What I don’t want for Father’s Day

Father’s Day is in two days. In case my family is still deciding what to get me, I thought I’d help them out by narrowing the field.

We’ll begin with gifts I don’t want to receive:

  • I’ll pass on the $3,700 gold-plated Walkman that Sony has released. (My family would be unlikely to give me anything that plays music anyway since I listen mainly to classical symphonies they consider “boring.”)
  • I’ll also decline a bobblehead or socks with my face on them. (It’s hard to think of a worse way to spend money.)
  • I won’t need tickets to Sunday’s Game 7 of the NBA Finals. (The Golden State Warriors clinched the series last night.)

A second category would include gifts I would like but would be surprised to receive, such as tickets to see the Texas Rangers in this year’s World Series (they are currently four games out of the playoffs even after last night’s come-from-behind victory) or the Dallas Cowboys in Super Bowl LVII (by my count, twenty NFL teams have played in the Super Bowl since the Cowboys’ last appearance in 1996).

A third category would include gifts no one could give me, such as the Statue of Liberty, which arrived dismantled in New York harbor on this day in 1885, and the state of California, which was claimed by Sir Francis Drake for England on this day in 1579.

Gifts only God can give

The gifts I need most as a father are gifts only God can give.

First on the list, of course, is salvation: “By grace you have been saved through faith. And this is not your own doing; it is the gift of God, not a result of works, so that no one may boast” (Ephesians 2:8–9).

Second is the gift of the Spirit: “Repent and be baptized every one of you in the name of Jesus Christ for the forgiveness of your sins, and you will receive the gift of the Holy Spirit” (Acts 2:38).

Third, we could cite the gifts of the Spirit listed in Romans 12, Ephesians 4, and 1 Corinthians 12.

Fourth would be the “fruit of the Spirit” described in Galatians 5. I could go on and on.

However, a gift I especially need as a father is the capacity to love my family well and to model godly character for them. This is the theological experience called “sanctification,” literally “being made holy.”

The gift of holiness

Here we find a balance.

On one hand, sanctification is the work of the sovereign God. Jesus prayed for his disciples that his Father would “sanctify them in the truth” (John 17:17). Paul likewise prayed for his readers, “May the God of peace sanctify you completely, and may your whole spirit and soul and body be kept blameless at the coming of our Lord Jesus Christ” (1 Thessalonians 5:23).

On the other hand, I have a role to play: “If then you have been raised with Christ, seek the things that are above, where Christ is, seated at the right hand of God” (Colossians 3:1). I am called to “walk by the Spirit, and you will not gratify the desires of the flesh” (Galatians 5:16). Scripture tells me to “strive for peace with everyone, and for the holiness without which no one will see the Lord” (Hebrews 12:14).
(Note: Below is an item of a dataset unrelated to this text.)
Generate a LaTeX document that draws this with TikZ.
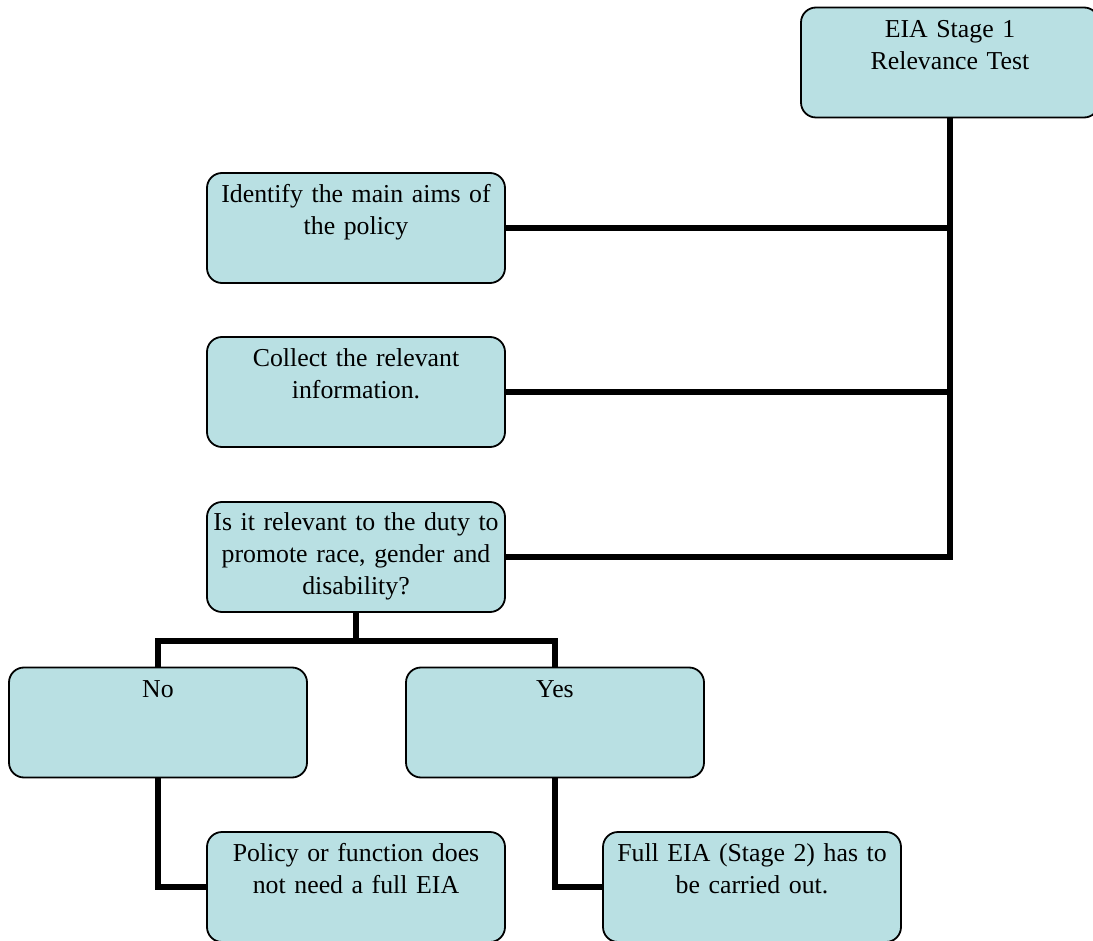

Here’s how this divine–human partnership works: as I work, God works. When I pray, read Scripture, worship, confess my sins, spend time in solitude with the Lord, and practice the other spiritual disciplines, I position myself to experience what his grace wants to give. When I do what I am called to do, he then does in and through me what only he can do.

In other words, to be the father I aspire to be, I must be as close to my Father as I can be. He will then mold me into the character of his Son (Romans 8:29) and love my family well through me.

Oswald Chambers observed: “The one marvelous secret of a holy life is not in imitating Jesus, but in letting the perfections of Jesus manifest themselves in my mortal flesh. Sanctification is ‘Christ in you.’” He added, “Sanctification is not drawing from Jesus the power to be holy; it is drawing from Jesus the holiness that was manifested in him, and he manifests it in me.”

Whether you are a father or not, will you experience this “marvelous secret of a holy life” today?